# Hypergeometric Distribution

I hate to be that guy who comes here and asks one question, however I've been stuck on this problem for quite some time, and I'm going to assume that I shouldn't even be using the binomial theorem at this point

I was given this question:

A teacher was asked by her principal to select 7 students at random from her class to take a standardized math test, which will be used to determine how well students at that school are doing with respect to math (and correspondingly, how well the teacher is doing at teaching math). The teacher previously had rank ordered her students on the basis of their performance in her class on math tests, and divided the class into quartiles, such that there were 5 students in the upper quartile and 15 students in the lower three quartiles. When the teacher handed the principal the names of the students she had randomly selected from the class, the number of students from the upper quartile was 5, and the number of students from the lower three quartiles was 2. Is there any statistical evidence that the teacher is biased toward selecting students from the upper quartile?

The first question given was:

Compute the probability that, of the students selected, 0 are upper quartile students. Round off to 4 decimal places.

I was able to answer that question with the answer 0.0830, this i was able to answer by doing (15/20)(14/19)(13/18)(12/17)(11/16)(10/15)(9/14), however when it asks a question such as computing the probability that of the students selected, 2 are upper quartile students, I get stuck, I tried using the binomial theorem, but to no avail, perhaps I'm doing something wrong, I can't find a fast enough way to determine all of the sequences that will produce two upper quartile students of the 7 draws.

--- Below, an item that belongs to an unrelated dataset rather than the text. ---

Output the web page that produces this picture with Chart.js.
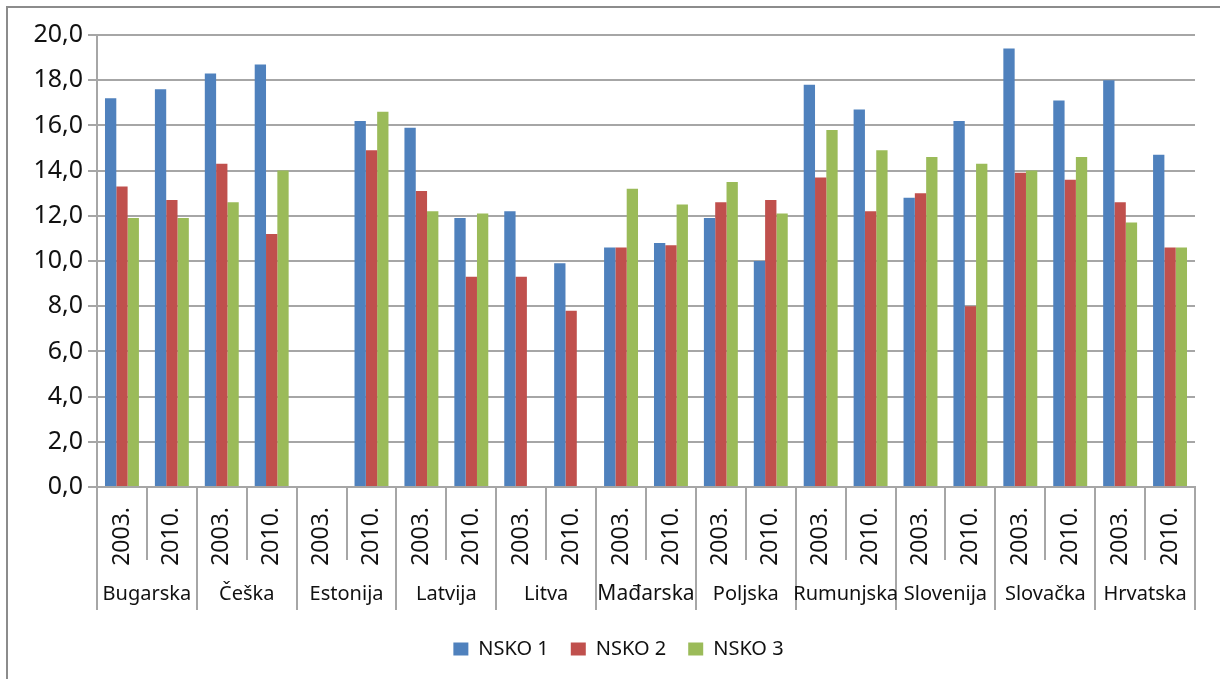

• The probability of exactly $n$ upper quartile students is a hypergeometric distribution, not binomial. – Tyler Oct 14 '13 at 16:32

The hypergeometric distribution is the probability of having $k$ successes in $n$ draws without replacement, if the total population size is $N$ and there are $K$ successes. For our problem, we'll call a draw a success if we choose an upper quartile student. That means $N = 20$, $K = 5$, $n = 7$, and $k = 2$ since we have $20$ total students, $5$ are in the upper quartile, we are choosing a group of $7$ students, and we want exactly $2$ to be upper quartile.
For the hypergeometric distribution, we have $P(X=k)= \frac{{K \choose k}{N \choose n-k}}{N \choose n}$.
Now, $P(X=2)= \frac{{5 \choose 2}{15 \choose 5}}{20 \choose 7}$ for our given values, which is just the # of ways to choose the group so that it has $2$ of the $5$ upper quartile students and $5$ of the $15$ lower quartile students (which adds up to the $7$ total in the selected group) divided by the total number of possible groups. Can you see why?
There are $20 \choose 7$ ways for the teacher to choose $7$ students, and there are ${5 \choose 5} {15 \choose 2} = {15 \choose 2}$ ways that 5 chosen students are from the 5 in the upper-quartile, and the remaining 2 are from the 15 in the lower quartiles. The ratio of these two quantities is the probability the teacher could have made this choice by random chance, without bias. This is answering the original quoted question at the top of the post.